Here’s a question that’s relevant to my post from last week on competitive-intel:
Which of your local-search competitors is most worth learning from?
One obvious answer would be, “Whoever’s #1, Sherlock.”
A lot of times I’d agree that – all other things being equal – you should probably pay more attention to the King of the Hill than to the Prince of the Pile.
But what I’d really want to know is: Who’s stretching Google’s map?
Dig that D-ranked lawyer. Pretty much all the other attorneys in Jackson, TN are right in the middle of town. If not for that one guy, the map would be centered on central Jackson. But he causes the whole map to pull north – by 5 1/2 miles.
I’ve seen this kind of thing for years, and probably so have you. Much ink has been spilled on the “distance” topic. But yesterday a conversation in the Local U forum (worth joining, by the way) made me think about it in a new way.
Ben Walsh of Baseline SEO asked a great question about the “attorney Jackson TN” example I just showed.
Then Dana DiTomaso said something that I thought was brilliant:
Find out whatever D is doing – they’ve managed to drag the map which means that they’re doing something right.
(Joy Hawkins of Imprezzio coined the “stretch the map” term.)
Turns out that the attorney who stretches that particular map isn’t doing anything extraordinary. On the one hand, he’s got clean citations, a page for every case type, a good homepage title tag, and no toxic links. But on the other hand, he’s got no Google reviews, no noteworthy links, and he doesn’t seem to be listed on many attorney-specific sites.
But being solid on the fundamentals is usually all you need to rank pretty well – if not to stretch the map.
I’ve had clients in that nice position, and I’ve had clients up against stretchy competitors.
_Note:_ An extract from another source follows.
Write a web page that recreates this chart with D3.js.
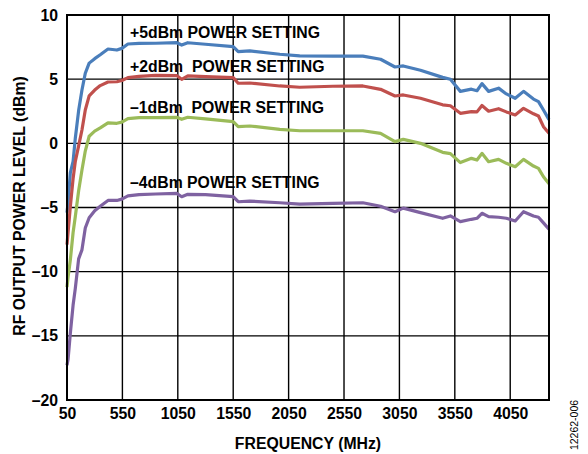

Pay attention to businesses that stretch the map (in your market and in others). They’re easy enough to spot.
Darren Shaw says
Great post Phil. When I see a business like the guy in position D ranking well on dust, I start to think about user behavior like branded search, click through rate, driving directions, click to call on mobile, etc. Google is getting signals from somewhere that this is a rank-worthy business.
Phil says
My thoughts exactly, Darren. But one wonders how he’d get that kind of engagement in the first place; the name of his firm is like any other, and he doesn’t have any or many reviews.